What, exactly, is the line now for those who wish to stand four-square behind Hillary Rodham Clinton, feminist superhero? Is she extraordinarily smart, or extraordinarily naive?
For the first five years of the Clinton presidency, the emphasis was certainly on smart: First in her class at Wellesley, Yale law school, author of everything from erudite law-review articles to the bestselling It Takes a Village, not to mention architect of the magnificent but tragically doomed 1994 health-care plan.
But now we're apparently supposed to believe that she is not so smart after all. Last Wednesday, the Washington Post reported that according to the first lady's spokeswoman, Marsha Berry, Hillary "learned the nature of [the president's] testimony over the weekend." Added Berry, "She was misled. The president said that, and that's true."

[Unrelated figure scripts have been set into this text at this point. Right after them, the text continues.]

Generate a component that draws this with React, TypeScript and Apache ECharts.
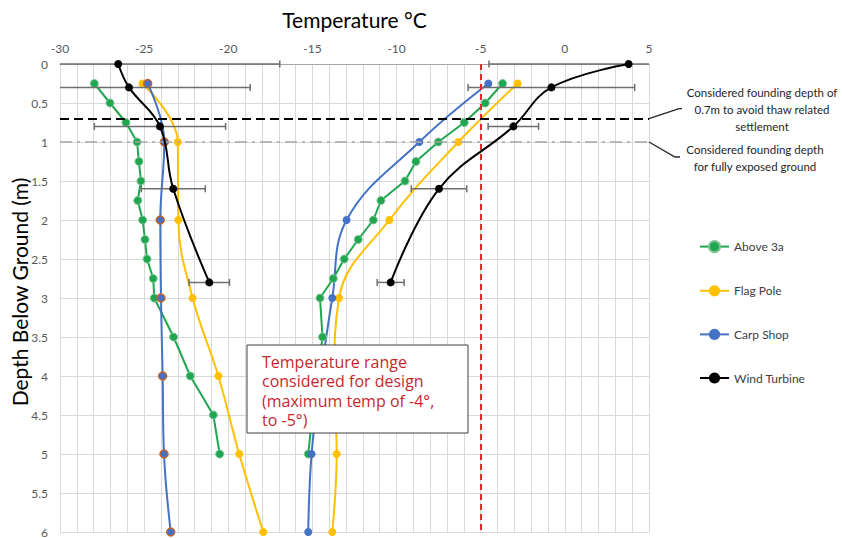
import React, { useEffect, useRef } from "react";
import * as echarts from "echarts";

// ---- data (temperature °C vs depth m) ----
const aboveDepths = [0.25, 0.5, 0.75, 1, 1.25, 1.5, 1.75, 2, 2.25, 2.5, 2.75, 3, 3.5, 4, 4.5, 5];
const aboveMin = [-27.96, -27.03, -26.08, -25.42, -25.31, -25.19, -25.38, -25.09, -24.95, -24.83, -24.46, -24.4, -23.25, -22.26, -20.89, -20.51];
const aboveMax = [-3.7, -4.73, -5.98, -7.52, -8.85, -9.5, -10.93, -11.38, -12.28, -13.11, -13.76, -14.55, -14.4, -14.7, -15.0, -15.25];

const flagDepths = [0.25, 1, 2, 3, 4, 5, 6];
const flagMin = [-25.1, -23.0, -22.97, -22.12, -20.59, -19.35, -17.92];
const flagMax = [-2.81, -6.33, -10.43, -13.42, -13.7, -13.56, -13.82];

const carpDepths = [0.25, 1, 2, 3, 4, 5, 6];
const carpMin = [-24.79, -23.8, -24.04, -24.0, -23.9, -23.82, -23.42];
const carpMax = [-4.55, -8.65, -12.97, -13.82, -14.5, -15.05, -15.25];

const windDepths = [0, 0.3, 0.8, 1.6, 2.8];
const windMin = [-26.54, -25.9, -24.06, -23.27, -21.13];
const windMax = [3.79, -0.8, -3.06, -7.48, -10.35];
const windMinErr = [9.6, 7.2, 3.9, 1.9, 1.2];
const windMaxErr = [8.3, 4.95, 1.5, 1.65, 0.8];

const xMin = -30;
const xMax = 5;
const designTemp = -5;
const thawDepth = 0.7;
const exposedDepth = 1.0;

const legendNames = ["Above 3a", "Flag Pole", "Carp Shop", "Wind Turbine"];

const FONT = "Lato";

const pair = (xs: number[], ds: number[]) => xs.map((x, i) => [x, ds[i]]);

export default function App() {
  const ref = useRef<HTMLDivElement>(null);
  useEffect(() => {
    const chart = echarts.init(ref.current!, null, { renderer: "svg" });

    const green = "#1fa64e";
    const yellow = "#FFC000";
    const blue = "#4472C4";
    const black = "#000000";

    const lineSeries = (
      name: string,
      data: number[][],
      color: string,
      smooth: boolean | number,
      extra: any = {}
    ) => ({
      type: "line",
      name,
      data,
      smooth,
      symbol: "circle",
      symbolSize: 8,
      showSymbol: true,
      lineStyle: { color, width: 2 },
      itemStyle: { color, ...(extra.itemStyle || {}) },
      z: extra.z ?? 3,
    });

    const errData = [
      ...windMin.map((v, i) => [v - windMinErr[i], v + windMinErr[i], windDepths[i]]),
      ...windMax.map((v, i) => [v - windMaxErr[i], v + windMaxErr[i], windDepths[i]]),
    ];

    const option: any = {
      animation: false,
      backgroundColor: "#ffffff",
      grid: { left: 60, right: 193, top: 64, bottom: 6, containLabel: false, outerBoundsMode: "none" },
      legend: {
        orient: "vertical",
        left: 699,
        top: 240,
        padding: 0,
        itemWidth: 29,
        itemHeight: 14,
        itemGap: 31.6,
        data: legendNames,
        textStyle: { fontFamily: FONT, fontSize: 12, color: "#404040" },
      },
      xAxis: {
        type: "value",
        position: "top",
        min: xMin,
        max: xMax,
        interval: 5,
        name: "Temperature °C",
        nameLocation: "middle",
        nameGap: 34,
        nameTextStyle: { fontFamily: FONT, fontSize: 21, color: "#000000" },
        axisLine: { show: true, lineStyle: { color: "#a6a6a6", width: 1 } },
        axisTick: { show: false },
        axisLabel: { fontFamily: FONT, fontSize: 12, color: "#595959", margin: 10 },
        splitLine: { show: true, lineStyle: { color: "#d9d9d9", width: 1 } },
        minorTick: { show: false, splitNumber: 5 },
        minorSplitLine: { show: true, lineStyle: { color: "#d9d9d9", width: 1 } },
      },
      yAxis: {
        type: "value",
        inverse: true,
        min: 0,
        max: 6,
        interval: 0.5,
        axisLine: { show: false },
        axisTick: { show: false },
        axisLabel: { fontFamily: FONT, fontSize: 12, color: "#595959", margin: 12 },
        splitLine: { show: true, lineStyle: { color: "#d9d9d9", width: 1 } },
      },
      series: [
        {
          type: "line",
          name: "ref",
          data: [],
          silent: true,
          markLine: {
            silent: true,
            symbol: "none",
            label: { show: false },
            data: [
              { xAxis: designTemp, lineStyle: { color: "#e8262a", width: 2, type: [6, 4] } },
              { yAxis: thawDepth, lineStyle: { color: "#000000", width: 2, type: [9, 5] } },
              { yAxis: exposedDepth, lineStyle: { color: "#a6a6a6", width: 1.5, type: [12, 5, 3, 5] } },
            ],
          },
          z: 2,
        },
        {
          type: "custom",
          name: "Wind Turbine err",
          data: errData,
          encode: { x: [0, 1], y: 2 },
          z: 4,
          silent: true,
          renderItem: (params: any, api: any) => {
            const lo = api.value(0);
            const hi = api.value(1);
            const d = api.value(2);
            const cl = Math.max(lo, xMin);
            const ch = Math.min(hi, xMax);
            const p1 = api.coord([cl, d]);
            const p2 = api.coord([ch, d]);
            const st = { stroke: "#6e6e6e", lineWidth: 1.5 };
            const cap = 3.5;
            const children: any[] = [
              { type: "line", shape: { x1: p1[0], y1: p1[1], x2: p2[0], y2: p2[1] }, style: st },
            ];
            if (lo >= xMin)
              children.push({ type: "line", shape: { x1: p1[0], y1: p1[1] - cap, x2: p1[0], y2: p1[1] + cap }, style: st });
            if (hi <= xMax)
              children.push({ type: "line", shape: { x1: p2[0], y1: p2[1] - cap, x2: p2[0], y2: p2[1] + cap }, style: st });
            return { type: "group", children };
          },
        },
        lineSeries("Above 3a", pair(aboveMin, aboveDepths), green, false, {
          itemStyle: { borderColor: "#7cc495", borderWidth: 1 },
        }),
        lineSeries("Above 3a", pair(aboveMax, aboveDepths), green, false, {
          itemStyle: { borderColor: "#7cc495", borderWidth: 1 },
        }),
        lineSeries("Flag Pole", pair(flagMin, flagDepths), yellow, 0.4),
        lineSeries("Flag Pole", pair(flagMax, flagDepths), yellow, 0.4),
        lineSeries("Carp Shop", pair(carpMax, carpDepths), blue, 0.4),
        lineSeries("Carp Shop", pair(carpMin, carpDepths), blue, 0.4, {
          itemStyle: { borderColor: "#c0622f", borderWidth: 1.5 },
        }),
        lineSeries("Wind Turbine", pair(windMin, windDepths), black, 0.4, { z: 5 }),
        lineSeries("Wind Turbine", pair(windMax, windDepths), black, 0.4, { z: 5 }),
      ],
    };

    chart.setOption(option);

    const a = chart.convertToPixel({ gridIndex: 0 }, [xMax, thawDepth]) as number[];
    const b = chart.convertToPixel({ gridIndex: 0 }, [xMax, exposedDepth]) as number[];
    const noteStyle = { fontFamily: FONT, fontSize: 11.5, fill: "#262626", textAlign: "center", lineHeight: 17 };

    chart.setOption({
      graphic: {
        z: 100,
        zlevel: 0,
        elements: [
          {
            type: "text",
            z: 100,
            x: 19,
            y: 292,
            rotation: Math.PI / 2,
            style: {
              text: "Depth Below Ground (m)",
              fontFamily: FONT,
              fontSize: 21,
              fill: "#000000",
              textAlign: "center",
              textVerticalAlign: "middle",
            },
          },
          {
            type: "polyline",
            z: 100,
            shape: { points: [[a[0], a[1]], [a[0] + 30, a[1] - 10], [a[0] + 33, a[1] - 10]] },
            style: { stroke: "#262626", lineWidth: 1.3, fill: "none" },
          },
          {
            type: "polyline",
            z: 100,
            shape: { points: [[b[0], b[1]], [b[0] + 26, b[1] + 15], [b[0] + 31, b[1] + 15]] },
            style: { stroke: "#262626", lineWidth: 1.3, fill: "none" },
          },
          {
            type: "text",
            z: 100,
            x: 762,
            y: 84,
            style: { ...noteStyle, text: "Considered founding depth of\n0.7m to avoid thaw related\nsettlement" },
          },
          {
            type: "text",
            z: 100,
            x: 755,
            y: 141,
            style: { ...noteStyle, text: "Considered founding depth\nfor fully exposed ground" },
          },
          {
            type: "rect",
            z: 100,
            shape: { x: 247, y: 345, width: 221, height: 88 },
            style: { fill: "#ffffff", stroke: "#404040", lineWidth: 1 },
          },
          {
            type: "text",
            z: 101,
            x: 262,
            y: 352,
            style: {
              text: "Temperature range\nconsidered for design\n(maximum temp of -4°,\nto -5°)",
              fontFamily: "Open Sans",
              fontSize: 16,
              lineHeight: 19.5,
              fill: "#c8282d",
            },
          },
        ],
      },
    });

    return () => chart.dispose();
  }, []);

  return (
    <div
      ref={ref}
      style={{ position: "absolute", left: 0, top: 0, width: 842, height: 538 }}
    />
  );
}
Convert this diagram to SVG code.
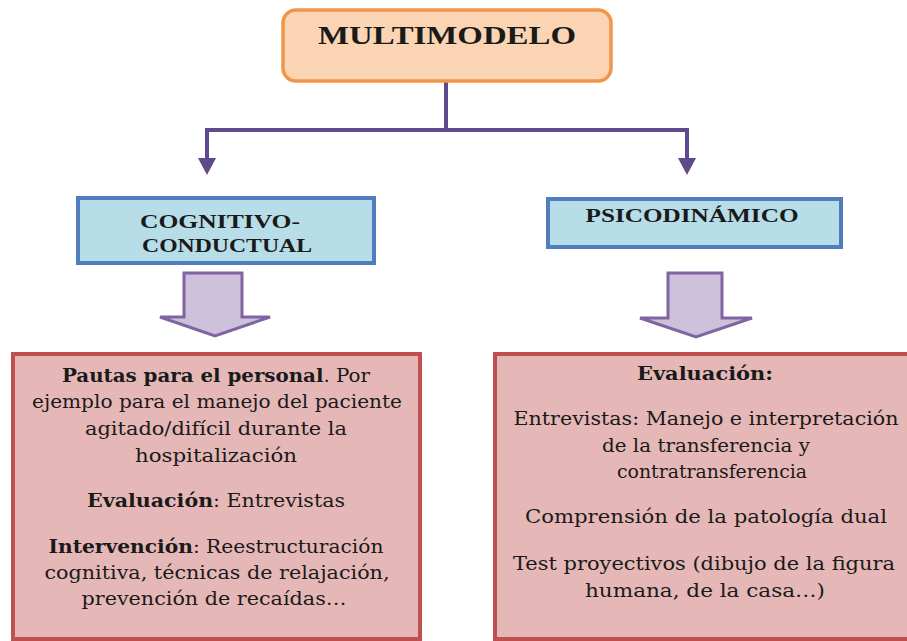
<svg xmlns="http://www.w3.org/2000/svg" width="907" height="641" viewBox="0 0 907 641">
<style>
.title{font-family:"Liberation Serif","Times New Roman",serif;font-weight:bold;fill:#1a1a1a;text-anchor:middle}
.body{font-family:"DejaVu Serif","Liberation Serif",serif;font-size:18px;fill:#1a1a1a;text-anchor:middle}
.b{font-weight:bold}
.conn{stroke:#5E4A8A;stroke-width:4;fill:none}
.blue{fill:#B7DDE8;stroke:#4F7DBE;stroke-width:4}
.pink{fill:#E5B8B7;stroke:#C0504D;stroke-width:4}
.barrow{fill:#CCC0DA;stroke:#8064A2;stroke-width:3;stroke-linejoin:miter}
</style>
<defs>
<marker id="ah" markerUnits="userSpaceOnUse" markerWidth="20" markerHeight="18" refX="2" refY="9" orient="auto">
<path d="M0,0 L17,9 L0,18 Z" fill="#5E4A8A"/>
</marker>
</defs>
<rect width="907" height="641" fill="#ffffff"/>

<g id="connectors">
<path class="conn" d="M446,82 V130"/>
<path class="conn" d="M205,130 H689"/>
<path class="conn" d="M207,128 V160" marker-end="url(#ah)"/>
<path class="conn" d="M687,128 V160" marker-end="url(#ah)"/>
<polygon class="barrow" points="184,273 242,273 242,317 270,317 215,336 160,317 184,317"/>
<polygon class="barrow" points="668,273 722,273 722,318 752,318 696,337 640,318 668,318"/>
</g>

<g id="multimodelo">
<rect x="283" y="10" width="328" height="71" rx="13" ry="13" fill="#FBD4B4" stroke="#F0954A" stroke-width="3.5"/>
<text class="title" x="447" y="44" font-size="25" textLength="258" lengthAdjust="spacingAndGlyphs">MULTIMODELO</text>
</g>

<g id="cognitivo">
<rect class="blue" x="78" y="198" width="296" height="65"/>
<text class="title" x="220" y="228" font-size="19" textLength="160" lengthAdjust="spacingAndGlyphs">COGNITIVO-</text>
<text class="title" x="227" y="252" font-size="19" textLength="170" lengthAdjust="spacingAndGlyphs">CONDUCTUAL</text>
</g>

<g id="psicodinamico">
<rect class="blue" x="548" y="199" width="293" height="48"/>
<text class="title" x="692" y="222" font-size="19" textLength="213" lengthAdjust="spacingAndGlyphs">PSICODINÁMICO</text>
</g>

<g id="cc-detalle">
<rect class="pink" x="13" y="354" width="407" height="285"/>
<text class="body" x="216" y="382" textLength="308" lengthAdjust="spacingAndGlyphs"><tspan class="b">Pautas para el personal</tspan>. Por</text>
<text class="body" x="217" y="408" textLength="370" lengthAdjust="spacingAndGlyphs">ejemplo para el manejo del paciente</text>
<text class="body" x="216" y="435" textLength="262" lengthAdjust="spacingAndGlyphs">agitado/difícil durante la</text>
<text class="body" x="216" y="462" textLength="162" lengthAdjust="spacingAndGlyphs">hospitalización</text>
<text class="body" x="216" y="507" textLength="258" lengthAdjust="spacingAndGlyphs"><tspan class="b">Evaluación</tspan>: Entrevistas</text>
<text class="body" x="216" y="553" textLength="335" lengthAdjust="spacingAndGlyphs"><tspan class="b">Intervención</tspan>: Reestructuración</text>
<text class="body" x="217" y="579" textLength="345" lengthAdjust="spacingAndGlyphs">cognitiva, técnicas de relajación,</text>
<text class="body" x="214" y="605" textLength="265" lengthAdjust="spacingAndGlyphs">prevención de recaídas…</text>
</g>

<g id="psico-detalle">
<rect class="pink" x="495" y="354" width="416" height="285"/>
<text class="body b" x="705" y="380" textLength="136" lengthAdjust="spacingAndGlyphs">Evaluación:</text>
<text class="body" x="706" y="425" textLength="385" lengthAdjust="spacingAndGlyphs">Entrevistas: Manejo e interpretación</text>
<text class="body" x="706" y="452" textLength="208" lengthAdjust="spacingAndGlyphs">de la transferencia y</text>
<text class="body" x="712" y="478" textLength="190" lengthAdjust="spacingAndGlyphs">contratransferencia</text>
<text class="body" x="706" y="523" textLength="362" lengthAdjust="spacingAndGlyphs">Comprensión de la patología dual</text>
<text class="body" x="704" y="570" textLength="382" lengthAdjust="spacingAndGlyphs">Test proyectivos (dibujo de la figura</text>
<text class="body" x="705" y="597" textLength="240" lengthAdjust="spacingAndGlyphs">humana, de la casa…)</text>
</g>
</svg>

This was widely interpreted as not-terribly-believable flackerly: Hillary, like all her husband's supporters, had been shocked and saddened -- astonished! -- to learn of the actual nature of his relationship with Monica Lewinsky. But maybe Berry's formulation was something cleverer, more in keeping with the logic-chopping "I didn't inhale" legalism of the Clinton White House. Hillary Clinton, remember, told Matt Lauer on the Today show on January 27 not that there had been no sex with Monica but rather, "That is not going to be proven true" -- a crafty and lawyerly evasion, if ever there was one.
Assuming that Hillary knew the truth in January, then Marsha Berry's statement, when you parse it -- and every White House statement must now be parsed -- means something very damaging. Until the weekend before his testimony, Hillary was counting on Bill to be able to get away with perjury. She was "misled," not about the dirty deed itself, but about his testimony. She never expected he would have to admit to even some of the truth under oath.
Okay, so maybe she really is smart -- in a certain way.